Sentiment calculations are likely to evolve with:

  • Multi-stakeholder perspectives reflecting, for example, views held by employees compared to investors. Alva currently provides multi-stakeholder views. However, relationships between stakeholder perspectives and markets are not well understood. For example, when large American automotive companies announce layoffs, press coverage and social media are typically quite negative even as the stock price increases.
  • Models recognizing that topics carry the sentiment. While a company’s reputation and brand may be slower to change, the shorter-term sentiment is driven by specific events or topics. While many current solutions simply sum up total sentiment toward a company at a point in time, the reality is that sentiment changes based on events and actions-and different stakeholders or demographic groups may hold differing views on these topics.

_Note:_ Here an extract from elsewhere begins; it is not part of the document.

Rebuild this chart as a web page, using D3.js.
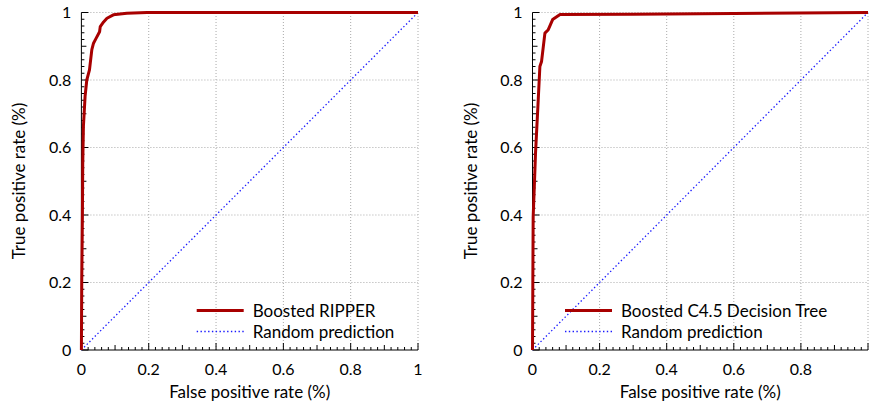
<!DOCTYPE html>
<html>
<head>
<meta charset="utf-8">
<script src="https://cdn.jsdelivr.net/npm/d3@7"></script>
<style>
  body { margin: 0; background: #fff; }
  svg text { font-family: Lato, "Open Sans", sans-serif; fill: #000; }
</style>
</head>
<body>
<div id="chart"></div>
<script>
var W = 869, H = 410;

// ROC points
var ripperFpr = [0, 0.001, 0.003, 0.004, 0.006, 0.011, 0.016, 0.024, 0.031, 0.036, 0.044, 0.054, 0.056, 0.066, 0.076, 0.095, 0.135, 0.195, 1];
var ripperTpr = [0, 0.2, 0.4, 0.55, 0.663, 0.752, 0.80, 0.83, 0.89, 0.909, 0.924, 0.943, 0.958, 0.972, 0.983, 0.993, 0.998, 1, 1];

var c45Fpr = [0, 0.001, 0.002, 0.006, 0.009, 0.012, 0.016, 0.022, 0.027, 0.037, 0.047, 0.06, 0.082, 0.3, 0.6, 1];
var c45Tpr = [0, 0.2, 0.395, 0.5, 0.583, 0.642, 0.72, 0.84, 0.855, 0.939, 0.949, 0.979, 0.994, 0.995, 0.997, 1];

var randomFpr = [0, 1];
var randomTpr = [0, 1];

var majorTicks = [0, 0.2, 0.4, 0.6, 0.8, 1];
var majorLabels = ["0", "0.2", "0.4", "0.6", "0.8", "1"];

var red = "#a80000", blue = "#1a1aff";

var svg = d3.select("#chart").append("svg")
    .attr("width", W)
    .attr("height", H);

function zip(a, b) { return a.map(function (v, i) { return [v, b[i]]; }); }

function drawPanel(cfg) {
    var x = d3.scaleLinear().domain([0, 1]).range([cfg.x0, cfg.x1]),
        y = d3.scaleLinear().domain([0, 1]).range([350, 12.5]);

    var g = svg.append("g");

    // dotted grid
    g.selectAll(".vgrid").data(majorTicks.slice(1)).enter().append("line")
        .attr("x1", function (d) { return x(d); }).attr("x2", function (d) { return x(d); })
        .attr("y1", y(0)).attr("y2", y(1))
        .attr("stroke", "#aaa").attr("stroke-width", 1).attr("stroke-dasharray", "1,2");
    g.selectAll(".hgrid").data(majorTicks.slice(1)).enter().append("line")
        .attr("x1", x(0)).attr("x2", x(1))
        .attr("y1", function (d) { return y(d); }).attr("y2", function (d) { return y(d); })
        .attr("stroke", "#aaa").attr("stroke-width", 1).attr("stroke-dasharray", "1,2");

    // inward ticks
    var minor = d3.range(0, 1.0001, 0.02);
    function tlen(d) {
        var k = Math.round(d * 50);
        if (k % 10 == 0) return 7;
        if (k % 5 == 0) return 5;
        return 3;
    }
    g.selectAll(".xt").data(minor).enter().append("line")
        .attr("x1", function (d) { return x(d); }).attr("x2", function (d) { return x(d); })
        .attr("y1", y(0)).attr("y2", function (d) { return y(0) - tlen(d); })
        .attr("stroke", "#000").attr("stroke-width", 1);
    g.selectAll(".yt").data(minor).enter().append("line")
        .attr("y1", function (d) { return y(d); }).attr("y2", function (d) { return y(d); })
        .attr("x1", x(0)).attr("x2", function (d) { return x(0) + tlen(d); })
        .attr("stroke", "#000").attr("stroke-width", 1);

    // axis lines
    g.append("line").attr("x1", x(0)).attr("x2", x(1)).attr("y1", y(0)).attr("y2", y(0))
        .attr("stroke", "#000").attr("stroke-width", 1);
    g.append("line").attr("x1", x(0)).attr("x2", x(0)).attr("y1", y(0)).attr("y2", y(1))
        .attr("stroke", "#000").attr("stroke-width", 1);

    // tick labels
    g.selectAll(".xl").data(cfg.xLabelTicks).enter().append("text")
        .attr("x", function (d) { return x(d); })
        .attr("y", 375)
        .attr("text-anchor", "middle")
        .style("font-size", "16px")
        .text(function (d) { return majorLabels[majorTicks.indexOf(d)]; });
    g.selectAll(".yl").data(majorTicks).enter().append("text")
        .attr("x", x(0) - 10)
        .attr("y", function (d) { return y(d) + 5.5; })
        .attr("text-anchor", "end")
        .style("font-size", "16px")
        .text(function (d, i) { return majorLabels[i]; });

    // axis titles
    g.append("text")
        .attr("x", (cfg.x0 + cfg.x1) / 2)
        .attr("y", 398)
        .attr("text-anchor", "middle")
        .style("font-size", "17px")
        .text("False positive rate (%)");
    g.append("text")
        .attr("transform", "translate(" + (cfg.x0 - 56) + "," + 181 + ") rotate(-90)")
        .attr("text-anchor", "middle")
        .style("font-size", "17px")
        .text("True positive rate (%)");

    var line = d3.line()
        .x(function (d) { return x(d[0]); })
        .y(function (d) { return y(d[1]); });

    g.append("path").datum(zip(randomFpr, randomTpr))
        .attr("d", line).attr("fill", "none")
        .attr("stroke", blue).attr("stroke-width", 1.3).attr("stroke-dasharray", "1.4,2.4");

    g.append("path").datum(zip(cfg.fpr, cfg.tpr))
        .attr("d", line).attr("fill", "none")
        .attr("stroke", red).attr("stroke-width", 3)
        .attr("stroke-linejoin", "round");

    // legend
    var lx = cfg.x0 + cfg.legendX;
    g.append("line").attr("x1", lx).attr("x2", lx + 47).attr("y1", 310.5).attr("y2", 310.5)
        .attr("stroke", red).attr("stroke-width", 3);
    g.append("text").attr("x", lx + 56).attr("y", 316.5).style("font-size", "17px").text(cfg.name);
    g.append("line").attr("x1", lx).attr("x2", lx + 47).attr("y1", 331.5).attr("y2", 331.5)
        .attr("stroke", blue).attr("stroke-width", 1.3).attr("stroke-dasharray", "1.4,2.4");
    g.append("text").attr("x", lx + 56).attr("y", 337.5).style("font-size", "17px").text("Random prediction");
}

drawPanel({ x0: 81.4, x1: 418, fpr: ripperFpr, tpr: ripperTpr, name: "Boosted RIPPER",
            legendX: 115.3, xLabelTicks: majorTicks });
drawPanel({ x0: 532.5, x1: 868, fpr: c45Fpr, tpr: c45Tpr, name: "Boosted C4.5 Decision Tree",
            legendX: 32.5, xLabelTicks: majorTicks.slice(0, 5) });
</script>
</body>
</html>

  • Greater focus on authors and sources (publications) as a source of signals. A tweet by Warren Buffet clearly affects sentiment toward a company more than one by this author. In practice, we can identify clusters of authors that tend to most impact sentiment. For example, a leading crypto research boutique identified that software developers employed by crypto exchanges may have few followers but are strong predictors of attitudes toward crypto coins and tokens.
  • Identifying specific emotional states rather than simply good or bad effect. While IBM Watson and other systems claim to achieve this now, the industry has generally not yet begun to tailor communication-based on classifications such as frustrated, sad, or impolite.
  • Image and video sentiment measuring affect and impact of pictures, social media memes, or services like Instagram Stories videos. 

Overall, sentiment applications currently quantify polarity with sufficient accuracy to plan communications actions and investments. We can expect to see further improvement in deep learning further improve the accuracy of automated models compared to human-scored data. More importantly, analytics will evolve to improve understanding why and how sentiment changes.